Non-assent to the crucial amendment transmitted by the National Assembly to President Buhari on May 13 has many implications.
It means that elected officials, such as the president, governors, lawmakers, local council chairmen, ministers and other high-ranking political top-shots who used to be super delegates at party conventions in the past will not be part of the delegates now.
It also means that only ad-hoc delegates elected for the purpose at the congresses of the parties in the various states will elect the presidential candidates.
The absence of statutory or super-delegates means that only 810 delegates would be at the PDP presidential primaries, while the APC primaries would have 2,340 delegates. 
Speaking on the absence of governors at the primaries, Akwa Ibom State Governor and PDP presidential aspirant, Udom Emmanuel, told reporters after the PDP State House of Assembly and House of Representatives’ primary on Sunday, that the development was never contemplated.
He said, “Today (Sunday) I decided to obey the rules of the Electoral Act that disqualify me from being a delegate.

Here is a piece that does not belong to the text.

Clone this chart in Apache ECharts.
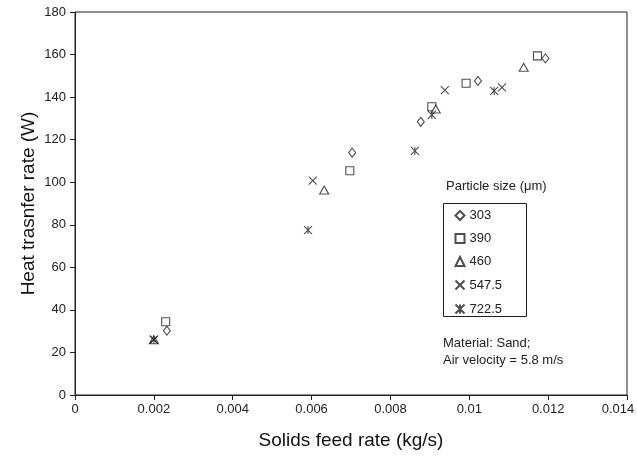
<!DOCTYPE html>
<html><head><meta charset="utf-8">
<script src="https://cdn.jsdelivr.net/npm/echarts@6/dist/echarts.min.js"></script>
<style>html,body{margin:0;padding:0;background:#fff}#c{width:637px;height:456px}</style>
</head><body><div id="c"></div>
<script>
var seriesNames = ['303', '390', '460', '547.5', '722.5'];
var s303 = [[0.00233,30.2],[0.00703,113.9],[0.00877,128.4],[0.01022,147.6],[0.01193,158.2]];
var s390 = [[0.0023,34.4],[0.00697,105.4],[0.00905,135.5],[0.00992,146.5],[0.01173,159.4]];
var s460 = [[0.002,26],[0.00632,96.3],[0.00915,134.4],[0.01138,154.0]];
var s5475 = [[0.002,26],[0.00603,100.7],[0.00938,143.3],[0.01083,144.6]];
var s7225 = [[0.002,26],[0.00591,77.5],[0.00862,114.7],[0.00905,131.6],[0.01063,142.9]];
var xTicks = ['0','0.002','0.004','0.006','0.008','0.01','0.012','0.014'];
var yTicks = ['0','20','40','60','80','100','120','140','160','180'];

var F = 'Liberation Sans, Arial, sans-serif';
var symX = 'path://M0,0L10,10M10,0L0,10';
var symAst = 'path://M0,0L10,10M10,0L0,10M5,0L5,10';
var hollow = {color:'#fff', borderColor:'#222', borderWidth:1.1};
var stroke = {color:'none', borderColor:'#222', borderWidth:1.1};
function mk(name, data, symbol, size, style){
  return {name:name, type:'scatter', data:data, symbol:symbol, symbolSize:size,
    itemStyle:style, emphasis:{disabled:true}};
}
var chart = echarts.init(document.getElementById('c'), null, {renderer:'canvas'});
chart.setOption({
  animation:false,
  backgroundColor:'#fff',
  grid:{left:75, right:10, top:12, bottom:61, show:true, borderColor:'#222', borderWidth:1,
    outerBoundsMode:'none', containLabel:false},
  xAxis:{type:'value', min:0, max:0.014, interval:0.002,
    name:'Solids feed rate (kg/s)', nameLocation:'middle', nameGap:36, nameMoveOverlap:false,
    nameTextStyle:{fontFamily:F, fontSize:19, color:'#111'},
    axisLine:{lineStyle:{color:'#222'}},
    axisTick:{show:true, length:5, lineStyle:{color:'#222'}},
    axisLabel:{fontFamily:F, fontSize:13, color:'#222', margin:8,
      formatter:function(v){var i=Math.round(v/0.002);var t=xTicks[i]||'';
        return i===xTicks.length-1 ? t+'\u00a0\u00a0\u00a0\u00a0\u00a0' : t;}},
    splitLine:{show:false}},
  yAxis:{type:'value', min:0, max:180, interval:20,
    name:'Heat trasnfer rate (W)', nameLocation:'middle', nameGap:37, nameRotate:90, nameMoveOverlap:false,
    nameTextStyle:{fontFamily:F, fontSize:19, color:'#111'},
    axisLine:{lineStyle:{color:'#222'}},
    axisTick:{show:true, length:5, lineStyle:{color:'#222'}},
    axisLabel:{fontFamily:F, fontSize:13, color:'#222', margin:9,
      formatter:function(v){var i=Math.round(v/20);return yTicks[i]||'';}},
    splitLine:{show:false}},
  legend:{orient:'vertical', left:453, top:209, itemGap:10, itemWidth:9, itemHeight:9, padding:0,
    data:seriesNames, textStyle:{fontFamily:F, fontSize:13, color:'#222'}, selectedMode:false},
  graphic:[
    {type:'rect', shape:{x:443.5, y:203.5, width:83, height:113}, style:{fill:'none', stroke:'#222', lineWidth:1}, z:10},
    {type:'text', left:446, top:180, style:{text:'Particle size (μm)', font:'13px '+F, fill:'#222'}},
    {type:'text', left:443, top:335, style:{text:'Material: Sand;\nAir velocity = 5.8 m/s', font:'13px '+F, fill:'#222', lineHeight:17}}
  ],
  series:[
    mk(seriesNames[0], s303, 'diamond', [7,9], hollow),
    mk(seriesNames[1], s390, 'rect', 8, hollow),
    mk(seriesNames[2], s460, 'triangle', [9,8], hollow),
    mk(seriesNames[3], s5475, symX, 8, stroke),
    mk(seriesNames[4], s7225, symAst, 8, stroke)
  ]
});
</script></body></html>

That is why I couldn’t go near the venue of the event. That is number one.
“Number two, I am made to understand in this life that anything that comes our way we see is an Act of God. What is happening today is that the party has to use only ad-hoc delegates, nobody can explain.  Right from the day the Act was signed up till today nobody detected it, it was detected so late. We can’t blame anybody.
“We can only see it as an act of God and that it is how it is meant to be. I keep telling people no two elections are the same. So this is how God wants it this year. So let’s leave it that way.
“If God is doing a new thing in Nigeria I pray that new thing will dovetail to a new order, a new system for 2023 when we will have a new set of leaders, a president who will not be up to 60 years, and who will have the energy to take care of Nigeria, and that person will be Udom Emmanuel.”